# THE REQUEST
Whenever a line contains the string "Emit", copy it out of the entries.
— Start of INPUT —
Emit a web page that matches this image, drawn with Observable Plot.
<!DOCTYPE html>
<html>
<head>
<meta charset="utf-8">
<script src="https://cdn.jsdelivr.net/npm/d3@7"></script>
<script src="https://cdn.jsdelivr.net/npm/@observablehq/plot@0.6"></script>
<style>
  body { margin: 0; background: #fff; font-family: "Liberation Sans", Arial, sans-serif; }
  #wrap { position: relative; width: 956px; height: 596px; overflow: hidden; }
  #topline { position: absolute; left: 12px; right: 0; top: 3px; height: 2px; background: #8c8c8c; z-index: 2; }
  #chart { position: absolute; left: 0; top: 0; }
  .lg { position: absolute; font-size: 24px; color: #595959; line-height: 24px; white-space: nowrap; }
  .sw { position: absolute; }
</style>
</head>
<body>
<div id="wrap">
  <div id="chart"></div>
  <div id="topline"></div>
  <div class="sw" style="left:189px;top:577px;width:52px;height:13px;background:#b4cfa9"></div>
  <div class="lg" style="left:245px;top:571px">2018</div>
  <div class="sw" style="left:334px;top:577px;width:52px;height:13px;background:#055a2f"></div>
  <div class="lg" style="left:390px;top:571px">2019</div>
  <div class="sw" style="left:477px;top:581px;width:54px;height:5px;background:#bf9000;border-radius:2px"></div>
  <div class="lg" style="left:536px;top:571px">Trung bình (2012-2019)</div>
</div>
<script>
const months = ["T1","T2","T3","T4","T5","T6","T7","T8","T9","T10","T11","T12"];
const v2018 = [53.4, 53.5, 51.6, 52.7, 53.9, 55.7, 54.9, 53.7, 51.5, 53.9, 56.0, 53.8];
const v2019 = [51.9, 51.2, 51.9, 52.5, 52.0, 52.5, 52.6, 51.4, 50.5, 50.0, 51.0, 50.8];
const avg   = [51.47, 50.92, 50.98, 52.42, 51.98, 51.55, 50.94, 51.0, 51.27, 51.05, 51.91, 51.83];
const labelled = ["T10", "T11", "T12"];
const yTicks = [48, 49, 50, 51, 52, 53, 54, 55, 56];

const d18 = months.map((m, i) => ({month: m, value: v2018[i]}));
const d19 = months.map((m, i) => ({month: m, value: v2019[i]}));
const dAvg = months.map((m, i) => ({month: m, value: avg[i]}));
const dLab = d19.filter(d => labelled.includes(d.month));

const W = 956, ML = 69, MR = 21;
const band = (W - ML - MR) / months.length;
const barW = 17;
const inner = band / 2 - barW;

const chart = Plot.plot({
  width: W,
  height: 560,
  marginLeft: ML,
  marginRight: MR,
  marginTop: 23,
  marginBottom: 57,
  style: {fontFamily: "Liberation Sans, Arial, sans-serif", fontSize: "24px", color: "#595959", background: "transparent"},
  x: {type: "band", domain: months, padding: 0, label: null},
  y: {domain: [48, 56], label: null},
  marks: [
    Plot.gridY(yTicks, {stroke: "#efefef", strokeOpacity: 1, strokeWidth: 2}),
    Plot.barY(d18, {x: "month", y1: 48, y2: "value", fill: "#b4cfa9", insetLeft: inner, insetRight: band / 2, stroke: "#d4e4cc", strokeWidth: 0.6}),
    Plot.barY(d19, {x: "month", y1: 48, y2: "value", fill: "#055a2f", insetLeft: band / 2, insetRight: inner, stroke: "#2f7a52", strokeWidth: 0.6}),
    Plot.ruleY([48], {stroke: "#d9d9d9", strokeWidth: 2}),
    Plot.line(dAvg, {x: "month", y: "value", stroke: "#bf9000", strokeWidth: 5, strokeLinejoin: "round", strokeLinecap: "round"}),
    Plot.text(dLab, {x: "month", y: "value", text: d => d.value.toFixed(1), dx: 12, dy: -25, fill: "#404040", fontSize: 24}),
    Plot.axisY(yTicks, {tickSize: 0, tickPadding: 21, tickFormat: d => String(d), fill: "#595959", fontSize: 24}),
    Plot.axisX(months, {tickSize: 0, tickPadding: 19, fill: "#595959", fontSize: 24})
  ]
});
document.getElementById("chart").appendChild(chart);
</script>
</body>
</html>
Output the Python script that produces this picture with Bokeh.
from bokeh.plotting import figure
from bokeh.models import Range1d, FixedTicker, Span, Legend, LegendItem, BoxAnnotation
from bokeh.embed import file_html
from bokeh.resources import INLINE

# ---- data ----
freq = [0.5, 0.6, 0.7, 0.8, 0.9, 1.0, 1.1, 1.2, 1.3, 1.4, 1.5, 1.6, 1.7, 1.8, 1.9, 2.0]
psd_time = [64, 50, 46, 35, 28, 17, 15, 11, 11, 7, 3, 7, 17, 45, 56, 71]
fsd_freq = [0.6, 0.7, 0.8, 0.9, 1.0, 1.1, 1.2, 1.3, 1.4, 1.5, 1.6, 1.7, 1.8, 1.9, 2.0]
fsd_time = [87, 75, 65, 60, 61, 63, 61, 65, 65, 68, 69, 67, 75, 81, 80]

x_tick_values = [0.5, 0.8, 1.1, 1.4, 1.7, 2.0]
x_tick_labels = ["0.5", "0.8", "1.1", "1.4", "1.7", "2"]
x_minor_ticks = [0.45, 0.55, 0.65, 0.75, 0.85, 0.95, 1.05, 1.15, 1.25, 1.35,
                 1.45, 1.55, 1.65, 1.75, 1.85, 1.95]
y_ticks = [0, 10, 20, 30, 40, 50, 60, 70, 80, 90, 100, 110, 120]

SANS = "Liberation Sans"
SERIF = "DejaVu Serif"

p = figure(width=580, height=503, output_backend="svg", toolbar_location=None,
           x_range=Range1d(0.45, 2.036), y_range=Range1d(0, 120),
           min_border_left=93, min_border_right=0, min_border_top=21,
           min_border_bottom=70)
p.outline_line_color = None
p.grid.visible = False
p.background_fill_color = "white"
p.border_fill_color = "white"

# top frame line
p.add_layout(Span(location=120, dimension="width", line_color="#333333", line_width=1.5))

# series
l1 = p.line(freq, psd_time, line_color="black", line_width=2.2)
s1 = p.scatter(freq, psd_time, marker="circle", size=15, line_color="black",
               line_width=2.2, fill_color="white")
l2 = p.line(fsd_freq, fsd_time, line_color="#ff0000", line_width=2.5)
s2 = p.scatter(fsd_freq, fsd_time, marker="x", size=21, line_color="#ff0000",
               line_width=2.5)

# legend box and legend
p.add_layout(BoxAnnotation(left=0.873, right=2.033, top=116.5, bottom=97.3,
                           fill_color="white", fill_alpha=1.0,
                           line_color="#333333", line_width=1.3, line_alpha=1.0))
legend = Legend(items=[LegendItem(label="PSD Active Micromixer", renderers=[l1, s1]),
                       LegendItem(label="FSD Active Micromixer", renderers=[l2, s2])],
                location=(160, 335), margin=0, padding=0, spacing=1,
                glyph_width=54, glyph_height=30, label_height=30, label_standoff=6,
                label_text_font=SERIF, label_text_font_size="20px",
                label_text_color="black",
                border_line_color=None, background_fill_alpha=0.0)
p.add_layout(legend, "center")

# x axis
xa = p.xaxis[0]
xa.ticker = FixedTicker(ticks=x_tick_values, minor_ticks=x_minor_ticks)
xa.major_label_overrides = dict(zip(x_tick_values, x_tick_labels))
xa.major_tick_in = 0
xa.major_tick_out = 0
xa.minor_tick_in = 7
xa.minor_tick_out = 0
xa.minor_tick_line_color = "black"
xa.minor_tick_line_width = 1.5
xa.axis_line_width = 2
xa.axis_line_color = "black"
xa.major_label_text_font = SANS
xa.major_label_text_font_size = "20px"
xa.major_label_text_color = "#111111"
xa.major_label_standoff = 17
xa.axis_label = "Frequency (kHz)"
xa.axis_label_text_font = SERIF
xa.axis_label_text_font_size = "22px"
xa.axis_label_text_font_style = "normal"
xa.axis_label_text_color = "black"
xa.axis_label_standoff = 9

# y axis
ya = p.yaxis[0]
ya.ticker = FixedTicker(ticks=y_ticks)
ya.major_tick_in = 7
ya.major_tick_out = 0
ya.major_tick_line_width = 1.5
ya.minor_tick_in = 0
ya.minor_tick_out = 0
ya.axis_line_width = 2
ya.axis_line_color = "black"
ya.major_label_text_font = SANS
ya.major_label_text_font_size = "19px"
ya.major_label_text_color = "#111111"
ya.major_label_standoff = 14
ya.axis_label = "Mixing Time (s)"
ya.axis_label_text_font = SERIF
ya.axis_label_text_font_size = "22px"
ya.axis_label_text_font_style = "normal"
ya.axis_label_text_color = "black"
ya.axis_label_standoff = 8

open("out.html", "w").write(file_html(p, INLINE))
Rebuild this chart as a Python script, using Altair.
— End of INPUT —
— Start of INPUT —
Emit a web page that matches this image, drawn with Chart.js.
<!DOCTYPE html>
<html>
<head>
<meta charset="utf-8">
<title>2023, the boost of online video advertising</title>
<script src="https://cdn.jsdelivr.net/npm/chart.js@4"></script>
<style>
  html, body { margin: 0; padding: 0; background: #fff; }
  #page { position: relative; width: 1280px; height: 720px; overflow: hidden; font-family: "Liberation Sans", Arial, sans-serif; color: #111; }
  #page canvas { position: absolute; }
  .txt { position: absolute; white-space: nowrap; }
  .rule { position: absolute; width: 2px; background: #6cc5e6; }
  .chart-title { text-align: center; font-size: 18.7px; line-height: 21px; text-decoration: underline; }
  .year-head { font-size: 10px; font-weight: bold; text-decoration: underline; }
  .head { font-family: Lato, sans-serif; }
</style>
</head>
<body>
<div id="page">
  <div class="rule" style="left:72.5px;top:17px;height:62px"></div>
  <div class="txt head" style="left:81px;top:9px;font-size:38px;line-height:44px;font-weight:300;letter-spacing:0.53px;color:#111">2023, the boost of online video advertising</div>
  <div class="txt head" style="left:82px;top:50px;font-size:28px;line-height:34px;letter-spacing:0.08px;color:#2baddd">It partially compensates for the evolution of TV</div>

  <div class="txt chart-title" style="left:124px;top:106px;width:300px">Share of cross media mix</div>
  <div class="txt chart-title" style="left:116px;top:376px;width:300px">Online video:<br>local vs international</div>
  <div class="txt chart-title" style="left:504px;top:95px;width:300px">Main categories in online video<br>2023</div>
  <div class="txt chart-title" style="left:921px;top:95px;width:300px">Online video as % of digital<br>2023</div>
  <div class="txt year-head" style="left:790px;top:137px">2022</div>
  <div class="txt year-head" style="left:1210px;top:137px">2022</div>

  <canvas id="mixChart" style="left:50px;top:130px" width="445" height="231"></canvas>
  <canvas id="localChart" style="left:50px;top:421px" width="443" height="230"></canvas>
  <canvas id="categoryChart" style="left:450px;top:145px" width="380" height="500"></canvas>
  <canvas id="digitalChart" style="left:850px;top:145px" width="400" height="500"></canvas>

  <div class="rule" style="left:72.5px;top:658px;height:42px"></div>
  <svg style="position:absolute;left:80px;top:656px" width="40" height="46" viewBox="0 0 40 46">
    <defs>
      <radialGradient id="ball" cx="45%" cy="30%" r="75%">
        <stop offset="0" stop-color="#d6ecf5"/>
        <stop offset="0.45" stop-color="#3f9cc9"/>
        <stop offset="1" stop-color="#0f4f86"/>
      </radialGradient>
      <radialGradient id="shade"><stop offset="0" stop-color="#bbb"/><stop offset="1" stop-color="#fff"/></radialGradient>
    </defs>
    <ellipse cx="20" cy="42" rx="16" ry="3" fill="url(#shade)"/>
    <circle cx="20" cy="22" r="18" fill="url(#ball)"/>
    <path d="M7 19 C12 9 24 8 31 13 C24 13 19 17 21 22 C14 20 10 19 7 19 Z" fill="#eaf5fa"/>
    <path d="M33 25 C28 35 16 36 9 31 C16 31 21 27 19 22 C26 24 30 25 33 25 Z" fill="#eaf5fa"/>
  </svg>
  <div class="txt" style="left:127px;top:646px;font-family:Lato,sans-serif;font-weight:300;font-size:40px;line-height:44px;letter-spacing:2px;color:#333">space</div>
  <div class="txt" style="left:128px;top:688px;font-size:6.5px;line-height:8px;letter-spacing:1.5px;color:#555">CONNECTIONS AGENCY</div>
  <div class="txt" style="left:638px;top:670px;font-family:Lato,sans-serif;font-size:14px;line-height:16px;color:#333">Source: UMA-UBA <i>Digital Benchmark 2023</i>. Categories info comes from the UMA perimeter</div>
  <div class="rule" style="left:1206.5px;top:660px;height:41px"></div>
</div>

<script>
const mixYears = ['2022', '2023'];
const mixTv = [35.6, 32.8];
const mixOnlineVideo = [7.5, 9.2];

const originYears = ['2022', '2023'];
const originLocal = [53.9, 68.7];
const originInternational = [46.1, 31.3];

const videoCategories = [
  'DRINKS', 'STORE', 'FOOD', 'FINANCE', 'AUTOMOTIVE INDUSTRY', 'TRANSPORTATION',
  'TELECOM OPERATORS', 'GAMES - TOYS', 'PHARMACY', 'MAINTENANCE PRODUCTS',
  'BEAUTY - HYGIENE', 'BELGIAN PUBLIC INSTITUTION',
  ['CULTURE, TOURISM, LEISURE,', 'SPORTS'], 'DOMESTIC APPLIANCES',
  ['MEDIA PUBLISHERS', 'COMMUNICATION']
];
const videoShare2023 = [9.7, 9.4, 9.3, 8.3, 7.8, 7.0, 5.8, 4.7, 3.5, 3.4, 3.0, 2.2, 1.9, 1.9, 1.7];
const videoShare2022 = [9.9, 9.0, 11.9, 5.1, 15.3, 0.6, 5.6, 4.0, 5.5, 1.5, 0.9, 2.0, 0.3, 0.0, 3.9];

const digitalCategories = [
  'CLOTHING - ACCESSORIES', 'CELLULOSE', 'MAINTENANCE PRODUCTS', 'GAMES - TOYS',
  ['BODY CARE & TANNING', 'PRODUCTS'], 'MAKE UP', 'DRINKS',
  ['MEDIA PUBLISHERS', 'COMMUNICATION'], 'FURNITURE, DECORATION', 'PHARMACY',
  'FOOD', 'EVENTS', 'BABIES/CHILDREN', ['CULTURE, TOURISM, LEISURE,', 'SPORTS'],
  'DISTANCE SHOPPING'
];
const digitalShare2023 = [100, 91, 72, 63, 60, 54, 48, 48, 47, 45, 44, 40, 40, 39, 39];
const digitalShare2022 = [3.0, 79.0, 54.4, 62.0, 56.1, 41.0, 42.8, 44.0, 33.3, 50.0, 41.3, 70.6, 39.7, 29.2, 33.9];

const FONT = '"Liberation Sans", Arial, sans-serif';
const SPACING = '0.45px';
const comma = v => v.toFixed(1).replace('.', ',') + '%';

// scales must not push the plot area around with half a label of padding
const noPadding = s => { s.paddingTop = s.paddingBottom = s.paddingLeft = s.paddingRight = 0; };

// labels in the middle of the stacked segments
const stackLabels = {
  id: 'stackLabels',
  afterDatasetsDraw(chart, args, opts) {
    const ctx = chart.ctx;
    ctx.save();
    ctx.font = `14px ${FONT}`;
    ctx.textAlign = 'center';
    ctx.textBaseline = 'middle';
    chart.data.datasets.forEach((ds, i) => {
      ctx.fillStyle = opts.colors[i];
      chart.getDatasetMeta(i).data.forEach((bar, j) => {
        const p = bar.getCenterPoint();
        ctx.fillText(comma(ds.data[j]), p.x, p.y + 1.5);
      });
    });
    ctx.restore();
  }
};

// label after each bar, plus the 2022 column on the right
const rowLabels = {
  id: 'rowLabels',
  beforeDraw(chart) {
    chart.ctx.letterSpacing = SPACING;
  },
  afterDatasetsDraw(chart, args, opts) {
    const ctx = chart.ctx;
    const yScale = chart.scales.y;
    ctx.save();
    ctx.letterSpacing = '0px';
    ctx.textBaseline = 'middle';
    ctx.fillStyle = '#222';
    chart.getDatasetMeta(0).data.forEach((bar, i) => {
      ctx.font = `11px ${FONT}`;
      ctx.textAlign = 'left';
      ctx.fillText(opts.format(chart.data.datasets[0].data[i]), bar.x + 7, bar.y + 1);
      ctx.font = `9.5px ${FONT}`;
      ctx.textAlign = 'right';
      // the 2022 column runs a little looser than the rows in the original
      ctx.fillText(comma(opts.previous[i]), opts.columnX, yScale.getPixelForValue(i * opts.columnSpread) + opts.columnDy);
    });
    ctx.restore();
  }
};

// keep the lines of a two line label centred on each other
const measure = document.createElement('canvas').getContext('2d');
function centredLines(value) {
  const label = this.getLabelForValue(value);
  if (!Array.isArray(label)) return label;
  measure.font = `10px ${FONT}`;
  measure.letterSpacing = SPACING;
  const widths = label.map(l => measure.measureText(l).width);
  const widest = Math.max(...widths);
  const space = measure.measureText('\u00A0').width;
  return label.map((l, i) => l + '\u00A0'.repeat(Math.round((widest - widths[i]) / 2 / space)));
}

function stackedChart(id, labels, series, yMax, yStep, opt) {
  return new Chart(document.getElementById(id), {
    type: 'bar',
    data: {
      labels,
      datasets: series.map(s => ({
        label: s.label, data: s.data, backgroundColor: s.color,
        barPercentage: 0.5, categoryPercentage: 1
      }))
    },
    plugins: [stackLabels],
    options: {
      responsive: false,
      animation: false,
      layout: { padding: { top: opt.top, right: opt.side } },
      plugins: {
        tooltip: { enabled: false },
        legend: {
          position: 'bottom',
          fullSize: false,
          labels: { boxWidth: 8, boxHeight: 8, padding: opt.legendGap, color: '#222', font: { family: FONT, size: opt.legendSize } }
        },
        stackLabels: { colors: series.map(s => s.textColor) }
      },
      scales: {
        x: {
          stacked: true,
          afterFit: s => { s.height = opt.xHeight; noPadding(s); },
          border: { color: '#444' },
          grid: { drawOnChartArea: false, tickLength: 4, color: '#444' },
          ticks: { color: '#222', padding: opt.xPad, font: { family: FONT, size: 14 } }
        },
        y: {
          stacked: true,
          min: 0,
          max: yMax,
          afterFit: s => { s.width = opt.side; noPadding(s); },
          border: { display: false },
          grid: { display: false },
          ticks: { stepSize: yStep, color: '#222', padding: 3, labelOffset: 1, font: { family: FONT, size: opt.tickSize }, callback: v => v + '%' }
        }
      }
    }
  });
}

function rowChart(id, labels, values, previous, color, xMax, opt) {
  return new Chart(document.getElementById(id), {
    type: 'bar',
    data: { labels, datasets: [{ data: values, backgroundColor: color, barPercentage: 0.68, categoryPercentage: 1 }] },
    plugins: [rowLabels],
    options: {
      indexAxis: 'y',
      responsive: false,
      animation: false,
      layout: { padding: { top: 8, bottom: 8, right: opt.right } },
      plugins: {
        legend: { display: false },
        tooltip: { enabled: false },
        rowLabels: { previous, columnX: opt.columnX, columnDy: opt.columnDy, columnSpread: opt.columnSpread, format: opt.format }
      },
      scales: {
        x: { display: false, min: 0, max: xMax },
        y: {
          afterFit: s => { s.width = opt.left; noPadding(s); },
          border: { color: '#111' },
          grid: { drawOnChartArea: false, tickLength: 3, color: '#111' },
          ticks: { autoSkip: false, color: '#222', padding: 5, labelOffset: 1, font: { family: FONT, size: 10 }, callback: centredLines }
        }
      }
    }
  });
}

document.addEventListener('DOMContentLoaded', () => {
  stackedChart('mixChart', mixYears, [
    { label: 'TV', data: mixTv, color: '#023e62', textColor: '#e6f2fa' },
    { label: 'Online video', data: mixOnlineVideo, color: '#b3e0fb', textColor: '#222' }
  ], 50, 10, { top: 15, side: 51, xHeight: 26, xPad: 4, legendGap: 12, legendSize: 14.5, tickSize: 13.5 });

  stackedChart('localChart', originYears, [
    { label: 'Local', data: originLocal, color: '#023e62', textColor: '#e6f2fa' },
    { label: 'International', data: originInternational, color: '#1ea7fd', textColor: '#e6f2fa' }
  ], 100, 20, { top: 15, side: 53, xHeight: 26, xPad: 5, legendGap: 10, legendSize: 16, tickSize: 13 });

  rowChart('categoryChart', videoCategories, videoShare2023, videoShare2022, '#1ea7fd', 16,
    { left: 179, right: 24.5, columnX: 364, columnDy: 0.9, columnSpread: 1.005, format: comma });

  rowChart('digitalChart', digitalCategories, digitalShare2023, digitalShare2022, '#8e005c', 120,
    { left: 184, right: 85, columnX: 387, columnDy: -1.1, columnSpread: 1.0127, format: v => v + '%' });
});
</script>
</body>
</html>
— End of INPUT —
— Start of INPUT —
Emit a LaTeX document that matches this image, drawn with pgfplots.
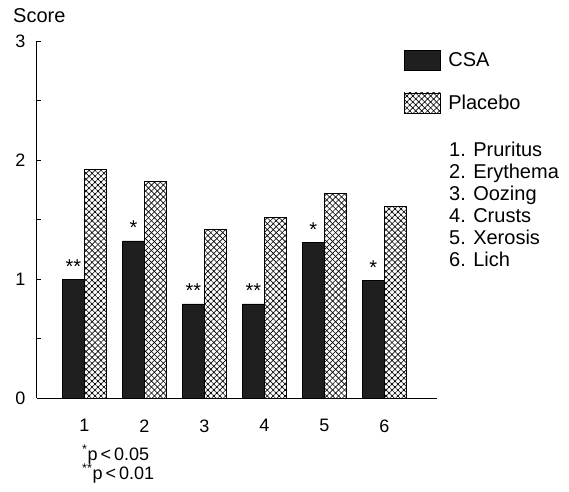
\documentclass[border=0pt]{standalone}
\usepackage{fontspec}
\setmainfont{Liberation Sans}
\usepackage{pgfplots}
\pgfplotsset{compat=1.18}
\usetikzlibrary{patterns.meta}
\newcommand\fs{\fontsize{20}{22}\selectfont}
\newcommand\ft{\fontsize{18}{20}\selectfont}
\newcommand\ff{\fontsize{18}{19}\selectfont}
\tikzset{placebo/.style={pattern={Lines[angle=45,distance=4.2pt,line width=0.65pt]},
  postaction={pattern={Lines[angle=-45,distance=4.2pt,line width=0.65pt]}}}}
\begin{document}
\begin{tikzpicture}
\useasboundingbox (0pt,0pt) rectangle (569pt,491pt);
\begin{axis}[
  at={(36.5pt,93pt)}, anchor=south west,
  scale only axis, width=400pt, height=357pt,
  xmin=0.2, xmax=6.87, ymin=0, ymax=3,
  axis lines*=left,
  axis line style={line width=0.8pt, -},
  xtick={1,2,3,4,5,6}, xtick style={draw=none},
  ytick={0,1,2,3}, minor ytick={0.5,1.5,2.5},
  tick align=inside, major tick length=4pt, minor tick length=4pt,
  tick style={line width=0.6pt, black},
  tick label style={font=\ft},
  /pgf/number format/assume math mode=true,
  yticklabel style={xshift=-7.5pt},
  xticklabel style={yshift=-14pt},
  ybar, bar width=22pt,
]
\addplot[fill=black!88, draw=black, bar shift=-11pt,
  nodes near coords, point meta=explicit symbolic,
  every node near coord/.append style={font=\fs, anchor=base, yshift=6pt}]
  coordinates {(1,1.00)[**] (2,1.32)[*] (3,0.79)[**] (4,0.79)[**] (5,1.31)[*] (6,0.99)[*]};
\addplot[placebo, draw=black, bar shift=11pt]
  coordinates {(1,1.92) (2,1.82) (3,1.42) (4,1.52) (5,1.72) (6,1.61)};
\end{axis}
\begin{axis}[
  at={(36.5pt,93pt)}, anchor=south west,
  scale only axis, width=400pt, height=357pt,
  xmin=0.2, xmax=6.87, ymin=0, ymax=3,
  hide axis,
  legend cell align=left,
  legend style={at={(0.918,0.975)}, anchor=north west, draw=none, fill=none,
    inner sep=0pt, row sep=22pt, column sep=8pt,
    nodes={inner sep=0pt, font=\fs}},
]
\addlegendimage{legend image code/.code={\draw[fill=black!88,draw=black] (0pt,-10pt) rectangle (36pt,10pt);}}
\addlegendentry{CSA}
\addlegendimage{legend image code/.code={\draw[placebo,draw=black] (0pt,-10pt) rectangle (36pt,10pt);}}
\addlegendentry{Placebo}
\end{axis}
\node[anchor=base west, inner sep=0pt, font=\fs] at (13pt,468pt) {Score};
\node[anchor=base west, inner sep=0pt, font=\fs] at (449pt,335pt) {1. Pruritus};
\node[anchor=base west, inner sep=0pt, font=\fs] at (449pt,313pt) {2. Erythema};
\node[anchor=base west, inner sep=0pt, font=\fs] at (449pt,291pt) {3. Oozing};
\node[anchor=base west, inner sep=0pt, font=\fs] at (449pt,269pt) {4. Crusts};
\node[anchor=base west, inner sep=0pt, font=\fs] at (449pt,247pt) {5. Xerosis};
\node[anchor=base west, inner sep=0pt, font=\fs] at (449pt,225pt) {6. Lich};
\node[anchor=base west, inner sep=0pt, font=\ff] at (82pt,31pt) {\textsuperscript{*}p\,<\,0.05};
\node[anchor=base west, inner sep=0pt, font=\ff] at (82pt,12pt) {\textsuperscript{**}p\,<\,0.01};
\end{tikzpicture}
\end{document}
— End of INPUT —
# PROBLEM SOLUTION
Emit a web page that matches this image, drawn with Observable Plot.
Emit a web page that matches this image, drawn with Chart.js.
Emit a LaTeX document that matches this image, drawn with pgfplots.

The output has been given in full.